TV drug ads featuring "real" people - (7/9/2019)

By Dr. Ron Gasbarro

Hank came into the pharmacy to get a refill. While he was waiting, he said to the pharmacist, “Did you ever notice how TV ads have more and more mixed couples on them? You know, black husband and white wife, Chinese girlfriend and Indian boyfriend. Even guys hugging guys. What’s going on?” 

The pharmacist is far from closed-minded. He believes in “live and let live.” Yet, he has seen these TV ads increase in frequency. Many companies now do it: Cheerios, Colgate, Apple, Bud Light, Kodak, Microsoft, and IKEA to name a few. Now, the pharmaceutical industry is portraying “unconventional” couples in drug ads. Such drug ads started early on when various antiretrovirals for HIV infection became available. There, you would see a gay couple washing dishes, making supper, and fondling their pet iguana, happy in the fact that their condition is under control. Good for them! 

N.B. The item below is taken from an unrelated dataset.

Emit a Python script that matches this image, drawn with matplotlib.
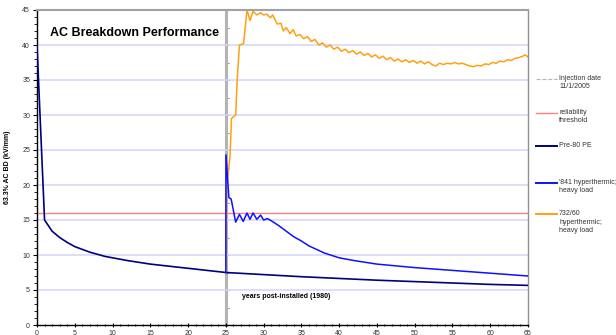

But one has to ask oneself: Exactly what are the sponsors of these adverts selling? If the advertisement is for a brand new biological indicated for psoriasis or ulcerative colitis, does it matter if the patient’s partner is black or white, gay or straight? Sometimes it does matter. An analysis of US health data from 2001 to 2013 found that black, Asian, and other minorities are less likely than whites to see a doctor for treatment of the chronic inflammatory disease. The researchers found that among the 842 people with psoriasis included in the study, 51% of whites and 47% of Hispanics saw a dermatologist for treatment. By comparison, only 38% of blacks, Asians, and other non-Hispanic minorities saw a dermatologist for their psoriasis. Hence, by including a minority in the commercial, non-whites may be encouraged to get help. Also “while psoriasis is less common among minorities, previous research has shown their disease can be more severe," says study author Junko Takeshita, MD, a dermatology professor at the University of Pennsylvania.

In terms of inflammatory bowel diseases (IBD) such as ulcerative colitis (UC) and Crohn’s disease, racial disparity also exists in terms of both diagnosis and treatment. According to a 2014 review, minorities with UC can be 50% less likely to undergo surgery than whites, while minorities with Crohn’s can be 70% less likely to undergo bowel resection than whites. In Asian cultures, IBD is often seen as taboo and such a diagnosis is typically not shared to share an IBD diagnosis with family or friends. Not seeking medical help can result in dire complications and unnecessarily increased morbidity. Seeing a TV ad for an IBD drug that includes minorities – however subtle – can be the impetus to look for early medical care.

Of course, socially diverse ads for merchandise that every human uses can be distracting. This year, Kimberly-Clark, the makers of Cottonelle® toilet paper ran two ads touting their very necessary product. In these ads, a voiceover reads: “Down-there-care from Cottonelle…down there because today you meet the parents. So before they sit you down, give your bootie a confidence boost with cleaning ripples for a superior clean…” However, while one ad, featuring a heterosexual couple, ends with “…and makes you feel like the kind of guy she takes home to mother”, the second one, starring two men, ends with “…and make you feel like the kind of guy he takes home to mother.” Okay…

The pharmacist knew that an ad can be funny, cute, and memorable. But if the viewer remembers the ad and not the product, was it really effective in selling the product? More ads are welcoming everyone from amputees to Down’s syndrome kids. Whether or not the ad distracts one from the marketing message depends on how one relates to all the background noise.